You have made me believe that I can love again and that I deserve to be loved in return too. You came when I was over mending a broken heart but still not ready to fall again; that was what I thought.
Everything you did was just extraordinary. You shocked me with your persistence, your determination and confidence. Everything was just so romantic. I fell for you but you had to leave to try your luck overseas and I was left with sweet promises. I was determined to wait for you and tell you my YES when you come home.
In ten months time, you came home, we were finally together OFFICIALLY. I fell hard, hard enough to endure the distance when you went back overseas again. I kept my stand to be with you though the times when we’d argue got frequent. I kept on holding on with the things that made me fall for you.
But maybe the distance and absence were just so cruel. Then breaking up our relationship became a habit and I’d get hurt because I never included breaking up as an option because I love you and I’m willing to compromise just to work it out.
Several months had passed, at one time we were happy; at times we’re struggling, but I never gave up on you. I hoped that the next time we’ll see each other, it will renew the spark and love you’ve once felt for me. Then you came home again, this time, you told me that we’re going to talk about our break-up and to close everything about us.
Turned out, you hugged me like there’s no tomorrow, you held my hand like you never wanted to let it go when you saw me. I was in bliss, I thought every argument and fight were over or was, at least, gone because we’re together again. I felt that I loved you even more with your efforts and surprises you did just to make me happy. I want to believe I made you happy too. I felt heaven with you. It was ecstatic.
Two weeks were over and it’s time for you to go back with your life overseas. I held on to your promise of forever, I felt everything was fine now. But it was too soon to conclude that we’ve renewed our love. Ten days passed, we had a fight, a small fight and you said you’re over me controlling your life and that you don’t need me anymore. You ended everything. I tried to get you back, but you were so hard-hearted and started pushing me away.
I heard the most heart-wrecking words from you and you said that you never want to have anything to do with me ever again.

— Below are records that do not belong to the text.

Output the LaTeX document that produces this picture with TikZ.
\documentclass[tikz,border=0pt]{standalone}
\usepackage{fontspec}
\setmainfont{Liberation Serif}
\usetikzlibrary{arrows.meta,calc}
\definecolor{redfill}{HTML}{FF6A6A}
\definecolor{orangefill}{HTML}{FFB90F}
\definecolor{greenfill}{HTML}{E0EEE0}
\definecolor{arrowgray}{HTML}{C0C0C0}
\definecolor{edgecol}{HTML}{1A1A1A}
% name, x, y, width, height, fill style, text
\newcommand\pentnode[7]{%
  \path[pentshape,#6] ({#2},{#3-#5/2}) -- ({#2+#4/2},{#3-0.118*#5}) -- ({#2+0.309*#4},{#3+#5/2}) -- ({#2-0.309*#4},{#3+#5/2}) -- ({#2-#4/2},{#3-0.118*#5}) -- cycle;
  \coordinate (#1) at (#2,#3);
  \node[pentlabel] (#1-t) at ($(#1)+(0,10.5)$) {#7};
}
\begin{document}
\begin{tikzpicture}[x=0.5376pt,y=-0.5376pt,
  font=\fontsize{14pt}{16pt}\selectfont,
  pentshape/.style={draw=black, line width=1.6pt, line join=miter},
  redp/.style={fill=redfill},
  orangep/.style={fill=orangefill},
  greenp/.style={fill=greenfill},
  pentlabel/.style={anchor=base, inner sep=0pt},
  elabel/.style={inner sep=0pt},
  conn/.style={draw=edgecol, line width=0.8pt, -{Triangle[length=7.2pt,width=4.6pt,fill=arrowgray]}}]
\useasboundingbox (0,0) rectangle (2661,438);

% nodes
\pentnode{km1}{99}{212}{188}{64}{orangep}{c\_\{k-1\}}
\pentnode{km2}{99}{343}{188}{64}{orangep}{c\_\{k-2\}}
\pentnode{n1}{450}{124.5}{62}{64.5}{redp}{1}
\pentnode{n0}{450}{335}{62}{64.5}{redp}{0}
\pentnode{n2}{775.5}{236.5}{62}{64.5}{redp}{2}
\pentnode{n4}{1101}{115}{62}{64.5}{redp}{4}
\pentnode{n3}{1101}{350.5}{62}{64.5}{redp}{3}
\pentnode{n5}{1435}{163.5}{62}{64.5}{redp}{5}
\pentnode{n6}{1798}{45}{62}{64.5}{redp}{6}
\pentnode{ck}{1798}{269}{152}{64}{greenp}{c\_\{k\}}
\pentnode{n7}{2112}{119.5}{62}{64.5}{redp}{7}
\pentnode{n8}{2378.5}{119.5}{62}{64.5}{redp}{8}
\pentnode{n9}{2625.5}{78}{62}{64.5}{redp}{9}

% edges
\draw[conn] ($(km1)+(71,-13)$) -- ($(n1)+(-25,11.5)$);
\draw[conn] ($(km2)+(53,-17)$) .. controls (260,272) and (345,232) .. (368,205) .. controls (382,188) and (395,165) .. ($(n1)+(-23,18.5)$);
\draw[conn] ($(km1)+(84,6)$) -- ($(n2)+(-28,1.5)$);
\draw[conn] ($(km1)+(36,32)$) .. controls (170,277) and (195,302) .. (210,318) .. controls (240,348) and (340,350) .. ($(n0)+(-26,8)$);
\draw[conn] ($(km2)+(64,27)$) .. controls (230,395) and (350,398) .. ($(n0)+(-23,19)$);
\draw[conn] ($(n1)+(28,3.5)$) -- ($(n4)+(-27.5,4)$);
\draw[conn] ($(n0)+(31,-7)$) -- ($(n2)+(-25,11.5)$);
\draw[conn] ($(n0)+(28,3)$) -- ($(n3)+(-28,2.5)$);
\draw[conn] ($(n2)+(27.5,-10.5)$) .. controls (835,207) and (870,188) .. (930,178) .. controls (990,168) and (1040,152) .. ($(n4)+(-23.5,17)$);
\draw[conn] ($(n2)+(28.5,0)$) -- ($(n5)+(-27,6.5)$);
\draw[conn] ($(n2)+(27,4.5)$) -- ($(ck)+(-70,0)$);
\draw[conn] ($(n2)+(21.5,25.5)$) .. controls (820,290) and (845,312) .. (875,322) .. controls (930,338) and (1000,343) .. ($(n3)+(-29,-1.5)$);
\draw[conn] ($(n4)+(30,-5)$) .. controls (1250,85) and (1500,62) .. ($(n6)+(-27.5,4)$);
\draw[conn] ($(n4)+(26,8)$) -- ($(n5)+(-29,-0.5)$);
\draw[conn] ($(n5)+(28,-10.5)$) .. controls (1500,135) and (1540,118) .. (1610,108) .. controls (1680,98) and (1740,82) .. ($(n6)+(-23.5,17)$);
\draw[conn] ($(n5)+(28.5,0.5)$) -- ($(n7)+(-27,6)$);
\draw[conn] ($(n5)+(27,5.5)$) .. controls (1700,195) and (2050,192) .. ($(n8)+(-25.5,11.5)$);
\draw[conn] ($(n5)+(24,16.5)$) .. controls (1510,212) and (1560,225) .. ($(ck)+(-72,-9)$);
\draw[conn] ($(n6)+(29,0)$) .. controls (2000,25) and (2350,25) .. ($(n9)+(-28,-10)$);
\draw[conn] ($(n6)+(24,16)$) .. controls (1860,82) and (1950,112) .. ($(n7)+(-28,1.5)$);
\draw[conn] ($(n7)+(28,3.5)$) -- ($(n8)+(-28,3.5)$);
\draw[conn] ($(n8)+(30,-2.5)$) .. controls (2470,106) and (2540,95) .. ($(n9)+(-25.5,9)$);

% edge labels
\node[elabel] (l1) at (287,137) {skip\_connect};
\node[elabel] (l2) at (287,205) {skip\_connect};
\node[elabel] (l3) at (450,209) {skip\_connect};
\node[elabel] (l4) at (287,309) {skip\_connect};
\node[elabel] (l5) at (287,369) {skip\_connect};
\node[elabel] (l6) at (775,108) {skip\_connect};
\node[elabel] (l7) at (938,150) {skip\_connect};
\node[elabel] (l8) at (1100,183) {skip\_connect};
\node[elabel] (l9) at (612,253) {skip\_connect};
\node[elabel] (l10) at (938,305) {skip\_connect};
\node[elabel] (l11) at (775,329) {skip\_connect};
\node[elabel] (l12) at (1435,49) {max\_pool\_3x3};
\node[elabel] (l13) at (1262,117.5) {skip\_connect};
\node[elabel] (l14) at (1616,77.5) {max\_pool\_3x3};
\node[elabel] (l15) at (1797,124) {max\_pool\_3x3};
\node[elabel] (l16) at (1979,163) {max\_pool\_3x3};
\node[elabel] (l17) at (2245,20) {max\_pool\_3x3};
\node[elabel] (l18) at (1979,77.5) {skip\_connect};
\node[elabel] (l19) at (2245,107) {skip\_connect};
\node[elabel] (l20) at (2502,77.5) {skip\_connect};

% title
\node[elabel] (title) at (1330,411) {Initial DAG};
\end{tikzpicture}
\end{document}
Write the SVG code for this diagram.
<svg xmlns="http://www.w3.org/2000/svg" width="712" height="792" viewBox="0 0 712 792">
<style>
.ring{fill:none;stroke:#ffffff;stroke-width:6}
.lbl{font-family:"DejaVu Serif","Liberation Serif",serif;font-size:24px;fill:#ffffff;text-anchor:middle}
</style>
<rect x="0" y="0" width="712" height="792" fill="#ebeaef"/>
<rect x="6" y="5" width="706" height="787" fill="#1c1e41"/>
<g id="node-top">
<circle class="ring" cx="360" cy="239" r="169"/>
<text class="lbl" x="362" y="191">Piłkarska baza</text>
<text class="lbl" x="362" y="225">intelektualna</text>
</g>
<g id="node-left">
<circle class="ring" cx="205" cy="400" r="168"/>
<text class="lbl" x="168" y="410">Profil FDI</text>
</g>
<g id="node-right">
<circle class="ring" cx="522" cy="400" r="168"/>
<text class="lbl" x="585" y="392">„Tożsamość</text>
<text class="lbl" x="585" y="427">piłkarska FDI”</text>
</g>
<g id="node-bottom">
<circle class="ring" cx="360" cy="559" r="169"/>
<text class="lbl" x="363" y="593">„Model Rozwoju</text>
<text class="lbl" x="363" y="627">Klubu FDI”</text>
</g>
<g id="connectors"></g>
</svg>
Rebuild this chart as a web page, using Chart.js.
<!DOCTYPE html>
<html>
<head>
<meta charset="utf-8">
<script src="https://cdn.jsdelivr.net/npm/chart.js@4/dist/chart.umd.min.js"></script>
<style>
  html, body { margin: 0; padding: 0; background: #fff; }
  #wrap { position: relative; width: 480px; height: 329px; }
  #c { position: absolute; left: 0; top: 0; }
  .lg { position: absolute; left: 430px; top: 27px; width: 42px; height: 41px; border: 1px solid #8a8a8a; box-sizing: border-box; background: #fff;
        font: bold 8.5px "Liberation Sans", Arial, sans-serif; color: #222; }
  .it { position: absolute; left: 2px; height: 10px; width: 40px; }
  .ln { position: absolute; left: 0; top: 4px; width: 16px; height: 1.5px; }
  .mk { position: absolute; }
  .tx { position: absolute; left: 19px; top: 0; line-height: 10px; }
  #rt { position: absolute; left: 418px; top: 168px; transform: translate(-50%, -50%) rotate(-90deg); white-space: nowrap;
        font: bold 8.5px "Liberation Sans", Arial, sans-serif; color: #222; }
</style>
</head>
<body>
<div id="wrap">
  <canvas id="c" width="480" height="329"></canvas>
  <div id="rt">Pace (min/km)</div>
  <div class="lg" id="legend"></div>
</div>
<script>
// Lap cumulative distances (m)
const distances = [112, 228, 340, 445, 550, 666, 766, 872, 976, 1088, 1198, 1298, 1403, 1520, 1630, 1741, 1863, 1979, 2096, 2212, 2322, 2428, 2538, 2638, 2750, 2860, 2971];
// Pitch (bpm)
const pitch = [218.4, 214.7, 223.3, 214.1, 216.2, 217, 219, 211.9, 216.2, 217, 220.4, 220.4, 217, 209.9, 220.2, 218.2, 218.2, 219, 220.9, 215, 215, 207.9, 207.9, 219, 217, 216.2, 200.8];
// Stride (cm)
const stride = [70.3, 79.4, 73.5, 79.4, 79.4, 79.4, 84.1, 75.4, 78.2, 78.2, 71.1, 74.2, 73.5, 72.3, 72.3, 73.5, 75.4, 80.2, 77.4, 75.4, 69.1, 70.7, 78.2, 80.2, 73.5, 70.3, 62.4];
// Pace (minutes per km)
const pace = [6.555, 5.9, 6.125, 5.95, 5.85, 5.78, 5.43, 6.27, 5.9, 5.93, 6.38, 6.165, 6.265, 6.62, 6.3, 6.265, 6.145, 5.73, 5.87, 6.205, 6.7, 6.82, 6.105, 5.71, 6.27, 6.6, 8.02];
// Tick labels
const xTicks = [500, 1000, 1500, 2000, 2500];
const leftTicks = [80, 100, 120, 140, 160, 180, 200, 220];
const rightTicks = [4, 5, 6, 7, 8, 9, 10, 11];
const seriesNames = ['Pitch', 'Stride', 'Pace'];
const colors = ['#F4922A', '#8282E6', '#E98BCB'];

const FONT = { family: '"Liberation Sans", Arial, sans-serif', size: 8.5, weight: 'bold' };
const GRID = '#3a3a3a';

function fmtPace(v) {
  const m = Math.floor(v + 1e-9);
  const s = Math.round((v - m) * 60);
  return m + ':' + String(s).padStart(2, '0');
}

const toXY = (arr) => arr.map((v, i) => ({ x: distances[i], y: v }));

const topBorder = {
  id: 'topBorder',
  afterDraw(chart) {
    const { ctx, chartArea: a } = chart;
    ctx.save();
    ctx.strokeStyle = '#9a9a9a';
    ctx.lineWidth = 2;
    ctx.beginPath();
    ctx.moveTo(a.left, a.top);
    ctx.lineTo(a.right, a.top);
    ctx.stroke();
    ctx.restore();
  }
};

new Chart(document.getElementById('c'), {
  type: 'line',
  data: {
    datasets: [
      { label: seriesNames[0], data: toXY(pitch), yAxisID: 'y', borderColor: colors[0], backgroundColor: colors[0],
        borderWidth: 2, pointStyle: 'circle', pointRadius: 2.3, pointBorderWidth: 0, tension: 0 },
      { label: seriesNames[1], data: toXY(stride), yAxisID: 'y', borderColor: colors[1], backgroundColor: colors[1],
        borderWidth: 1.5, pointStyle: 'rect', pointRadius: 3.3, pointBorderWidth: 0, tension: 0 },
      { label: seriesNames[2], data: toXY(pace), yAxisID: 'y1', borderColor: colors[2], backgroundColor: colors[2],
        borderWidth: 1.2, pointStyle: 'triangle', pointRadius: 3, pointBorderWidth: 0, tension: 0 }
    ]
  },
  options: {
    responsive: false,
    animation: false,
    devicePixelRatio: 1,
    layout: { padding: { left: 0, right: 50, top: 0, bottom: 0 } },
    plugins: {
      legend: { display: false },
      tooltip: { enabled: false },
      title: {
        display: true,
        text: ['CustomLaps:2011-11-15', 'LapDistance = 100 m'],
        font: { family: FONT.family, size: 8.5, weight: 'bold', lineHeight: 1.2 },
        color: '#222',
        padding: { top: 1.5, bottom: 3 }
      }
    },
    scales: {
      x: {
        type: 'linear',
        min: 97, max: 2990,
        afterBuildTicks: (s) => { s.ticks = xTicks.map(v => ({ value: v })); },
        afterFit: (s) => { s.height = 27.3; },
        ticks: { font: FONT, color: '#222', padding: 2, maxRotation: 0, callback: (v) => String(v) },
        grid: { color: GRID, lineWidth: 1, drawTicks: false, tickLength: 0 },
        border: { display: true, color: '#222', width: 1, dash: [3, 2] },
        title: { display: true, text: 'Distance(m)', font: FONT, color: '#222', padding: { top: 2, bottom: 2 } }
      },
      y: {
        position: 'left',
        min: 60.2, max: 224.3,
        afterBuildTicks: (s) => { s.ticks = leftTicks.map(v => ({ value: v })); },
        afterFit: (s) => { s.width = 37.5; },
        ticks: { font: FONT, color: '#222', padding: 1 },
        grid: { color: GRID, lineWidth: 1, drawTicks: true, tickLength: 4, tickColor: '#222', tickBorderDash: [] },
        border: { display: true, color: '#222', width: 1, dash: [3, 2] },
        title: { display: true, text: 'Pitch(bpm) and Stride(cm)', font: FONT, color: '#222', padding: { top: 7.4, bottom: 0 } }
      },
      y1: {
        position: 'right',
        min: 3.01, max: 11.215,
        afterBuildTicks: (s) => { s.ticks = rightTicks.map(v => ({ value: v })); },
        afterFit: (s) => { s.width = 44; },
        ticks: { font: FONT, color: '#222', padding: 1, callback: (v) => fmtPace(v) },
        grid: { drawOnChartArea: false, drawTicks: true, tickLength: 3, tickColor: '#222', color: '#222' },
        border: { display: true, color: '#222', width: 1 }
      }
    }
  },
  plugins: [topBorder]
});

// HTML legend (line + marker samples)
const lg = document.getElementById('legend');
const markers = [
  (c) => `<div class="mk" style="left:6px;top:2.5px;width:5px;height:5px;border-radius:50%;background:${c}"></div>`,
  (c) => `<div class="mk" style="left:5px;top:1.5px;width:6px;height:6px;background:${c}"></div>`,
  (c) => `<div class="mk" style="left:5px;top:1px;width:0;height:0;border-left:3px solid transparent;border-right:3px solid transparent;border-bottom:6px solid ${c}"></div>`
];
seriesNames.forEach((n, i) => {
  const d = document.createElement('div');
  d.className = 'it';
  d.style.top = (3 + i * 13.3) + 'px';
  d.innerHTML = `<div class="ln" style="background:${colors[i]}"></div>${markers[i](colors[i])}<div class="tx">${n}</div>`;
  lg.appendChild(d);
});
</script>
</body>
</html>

You told me to forget you because you ain’t coming back as well as your promises and our plans.
So now I’m here – left with nothing but pieces of my heart I’m trying to make whole, facing everyday wishing that I’ll get used to the pain you left me. I love you stil,l but I know you’re gone and I have to say goodbye with our promises and plans just the same. I just hoped you chose to overlook the fight and linger with our good memories. I can only pray that in HIS time, I’ll understand why you have to break my heart and chose to let me go.